Bernard Law Montgomery (Monty)
Bernard Montgomery, the most prominent British commander during the Allied invasion of Europe, was loved by his troops, but was less popular with senior officers and politicians, who considered him difficult and rude. During the invasion of France, Monty commanded all Allied ground forces until August when the command was reorganised, and then, after the breakthrough at the base of the Cherbourg peninsula, he took command of the Second Army Group, consisting of British and Canadian armies, which held the northern end of the Allied line crossing northern France into Belgium and The Netherlands.
He was born on Nov. 17, 1887, in London, England. Not long after his birth, his father, an Anglican bishop, was sent to Tasmania. Montgomery decided on a career in the military, returned to England, graduation from the Royal Military Academy at Sandhurst in 1908. His family returned in 1910.
He served as an officer in France and Belgium during the First World War, was wounded twice, and was decorated by the governments of both Britain and France for his service. He was promoted to major-general, and in 1938-39, commanding a division in the Middle East, and was transferred to a command in France at the outbreak of World War II. In 1940 he evacuated his unit from Dunkirk, and was then given command of the 5th Corps.
His ascendancy really began in 1942, however, when he was given command of the 8th Army that had been driven back into Egypt by German forces under the command of Erwin Rommel – known as 'The Desert Fox'. Rommel had become an almost mythical figure, and the demoralised British troops needed a commander with a strong personality to give them some confidence – Monty was the ideal man for the job.

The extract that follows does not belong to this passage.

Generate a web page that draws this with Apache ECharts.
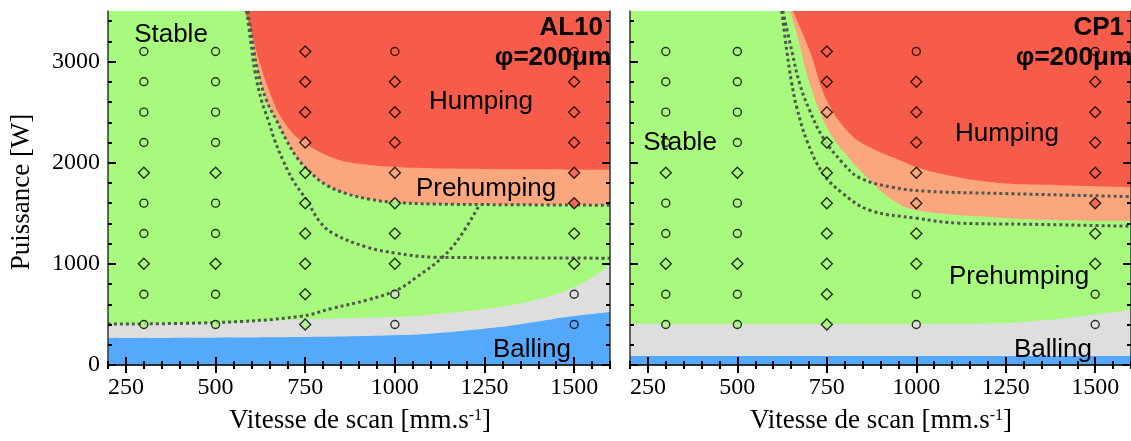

He prepared carefully, and on October 23 1942 he launched the El Alamein attack in northern Egypt. When enemy lines broke, Monty pursued them into Libya and beyond, becoming the first Allied commander to inflict a significant defeat on Rommel in the desert – although it must be said that Montgomery had a huge advantage in numbers.
On November 10 of 1942, he was knighted and promoted to full general. Still commanding the 8th Army, he took part in the Allied landing in Sicily in July 1943 and led the troops invading Italy proper in August.
On September 1 1944, while leading the Second Army in Europe, he was made a field marshal, the highest rank in the British Army – shortly before he suffered his biggest defeat of the war, losing 6,000 airborne troops when his planned crossing of the Rhine at Arnhem was turned back. The responsibility for this defeat remains controversial, even today.
Montgomery accepted the surrender of the German troops in the Netherlands and northwest Germany on May 4, 1945 and 18 days later became chief of the British forces occupying Germany and a member of the Allied Control Commission.
In 1946 Monty became 1st Viscount Montgomery of Alamein in recognition of his service in Africa. Serving as chairman of the permanent defence organisation of the Western European Union between 1948-1951 and as deputy supreme commander of NATO from 1951 until his retirement in 1958. He died in Alton, Hampshire, on March 24, 1976.